Last year, the Port handled more than $80 billion in cargo and reportedly over 14,000 jobs depend on the natural harbour, which is also the busiest port in the US for car shipments.

As we wrote yesterday, the length of the blockage is still unclear, but there’s concern it could be the largest example of port blockage seen by the insurance market in recent years.

The event is expected to trigger a large number of insurance policies, including marine liability and hull, property, cargo, and business interruption.

Analysts at Morningstar DBRS say that preliminary report assessments point to insured losses of several billions of dollars.

“If the Port of Baltimore has contracted business interruption insurance, we estimate that total insured losses will be in the $2 billion to $4 billion range,” say analysts.

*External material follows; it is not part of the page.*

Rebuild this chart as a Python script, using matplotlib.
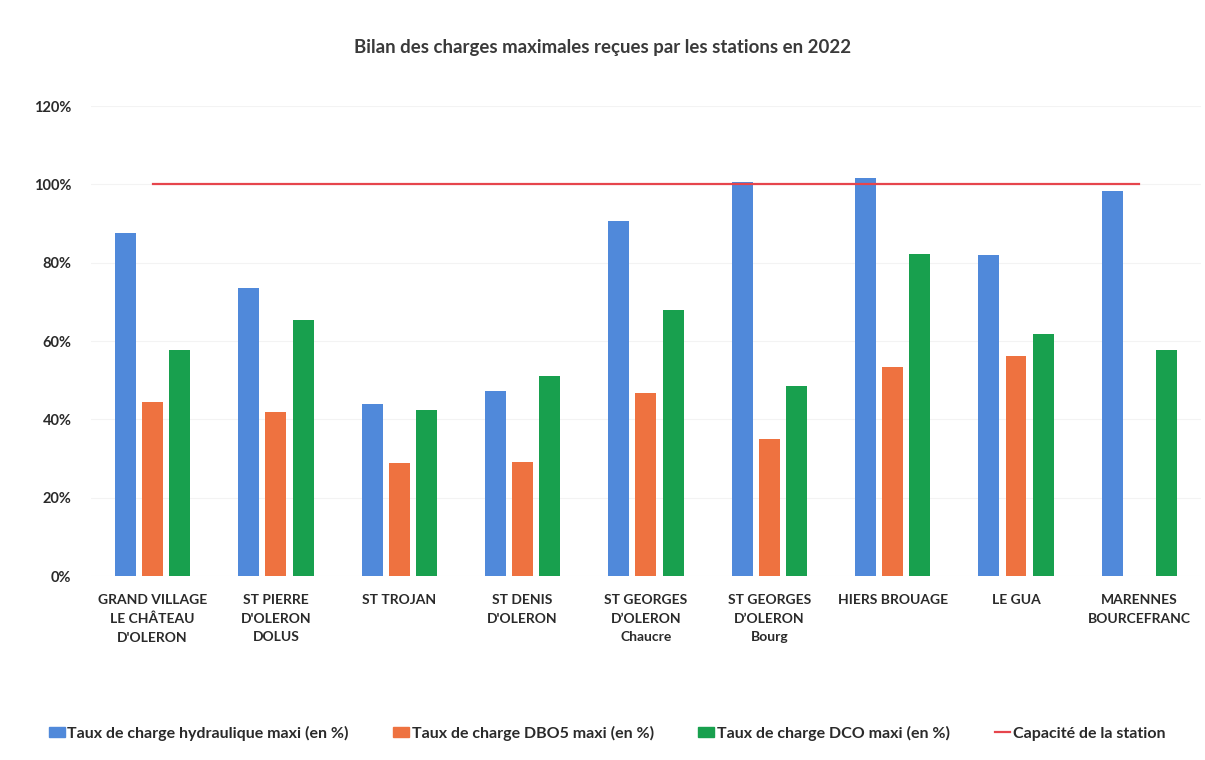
import matplotlib
matplotlib.use("Agg")
import matplotlib.pyplot as plt
import numpy as np
from matplotlib.patches import Patch
from matplotlib.lines import Line2D

plt.rcParams['font.family'] = ['Lato', 'DejaVu Sans']

stations = ["GRAND VILLAGE\nLE CHÂTEAU\nD'OLERON", "ST PIERRE\nD'OLERON\nDOLUS", "ST TROJAN",
            "ST DENIS\nD'OLERON", "ST GEORGES\nD’OLERON\nChaucre", "ST GEORGES\nD’OLERON\nBourg",
            "HIERS BROUAGE", "LE GUA", "MARENNES\nBOURCEFRANC"]
hydraulique = [87.5, 73.5, 44.0, 47.3, 90.6, 100.5, 101.5, 81.9, 98.3]
dbo5 = [44.5, 41.8, 28.8, 29.1, 46.7, 35.0, 53.4, 56.1, np.nan]
dco = [57.8, 65.5, 42.3, 51.1, 68.0, 48.5, 82.3, 61.9, 57.8]
capacite = [100] * 9
yticks = [0, 20, 40, 60, 80, 100, 120]
legend_labels = ["Taux de charge hydraulique maxi (en %)", "Taux de charge DBO5 maxi (en %)",
                 "Taux de charge DCO maxi (en %)", "Capacité de la station"]
title = "Bilan des charges maximales reçues par les stations en 2022"

c_blue = "#5089DA"
c_orange = "#EE7240"
c_green = "#18A04E"
c_red = "#E6454C"
c_text = "#2a2a2a"

fig = plt.figure(figsize=(12.05, 7.6), dpi=100)
ax = fig.add_axes([0.0754, 0.242, 0.9213, 0.6185])

x = np.arange(len(stations))
w = 0.17
step = 0.22
ax.bar(x - step, hydraulique, w, color=c_blue, zorder=2)
ax.bar(x, dbo5, w, color=c_orange, zorder=2)
ax.bar(x + step, dco, w, color=c_green, zorder=2)
ax.plot(x, capacite, color=c_red, lw=1.6, zorder=3)

ax.set_xlim(-0.5, len(stations) - 0.5)
ax.set_ylim(0, 120)
ax.set_yticks(yticks)
ax.set_yticklabels([f"{v}%" for v in yticks])
ax.set_xticks(x)
ax.set_xticklabels(stations, linespacing=1.65, fontweight='bold', fontsize=10, color=c_text, va='top')
for lab in ax.get_yticklabels():
    lab.set_fontweight('bold')
    lab.set_fontsize(10.5)
    lab.set_color(c_text)
ax.tick_params(axis='x', length=0, pad=13)
ax.tick_params(axis='y', length=0, pad=14)
for s in ax.spines.values():
    s.set_visible(False)
ax.grid(axis='y', color="#f3f3f3", lw=0.8, zorder=0)

fig.text(603 / 1205, 1 - 47 / 760, title, ha='center', va='center', fontsize=13.4, fontweight='bold', color="#3a3a3a")

handles = [Patch(color=c_blue), Patch(color=c_orange), Patch(color=c_green),
           Line2D([0], [0], color=c_red, lw=1.6)]
leg = fig.legend(handles, legend_labels, loc='center', bbox_to_anchor=(607 / 1205, 1 - 733 / 760), ncol=4,
                 frameon=False, handlelength=1.0, handleheight=0.55, handletextpad=0.15,
                 columnspacing=2.8, prop={'weight': 'bold', 'size': 11.5})
for t in leg.get_texts():
    t.set_color(c_text)

fig.savefig("out.png", dpi=100, facecolor='white')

Despite the potential for this event to trigger a record marine insured loss, analysts expect that losses will remain will within the absorption capacity of the global insurance industry.

This is due to the way P&I Clubs, a sector dominated by the members of the International Group of P&I Clubs, which provide liability cover for many vessels, mutually reinsure each other by sharing claims above USD 10 million as part of their pooling arrangements, meaning that the losses from this event will ultimately be paid by a large and diversified group of insurers and reinsurers.

“However, in our view, these losses will add to the woes of marine insurers who have been facing recent challenges due to the Houthi rebels’ attacks in the Red Sea. We also anticipate that the losses linked to the collapse of the Baltimore bridge will add upward pressure to the pricing of marine insurance coverages globally,” say analysts.

As highlighted by Morningstar DBRS and others since the accident, members of the Group purchase general excess of loss reinsurance for up to $3.1 billion above an attachment point of $100 million, and it’s expected that reinsurers participating in the Group’s reinsurance pool will bear most of the insured losses of this event.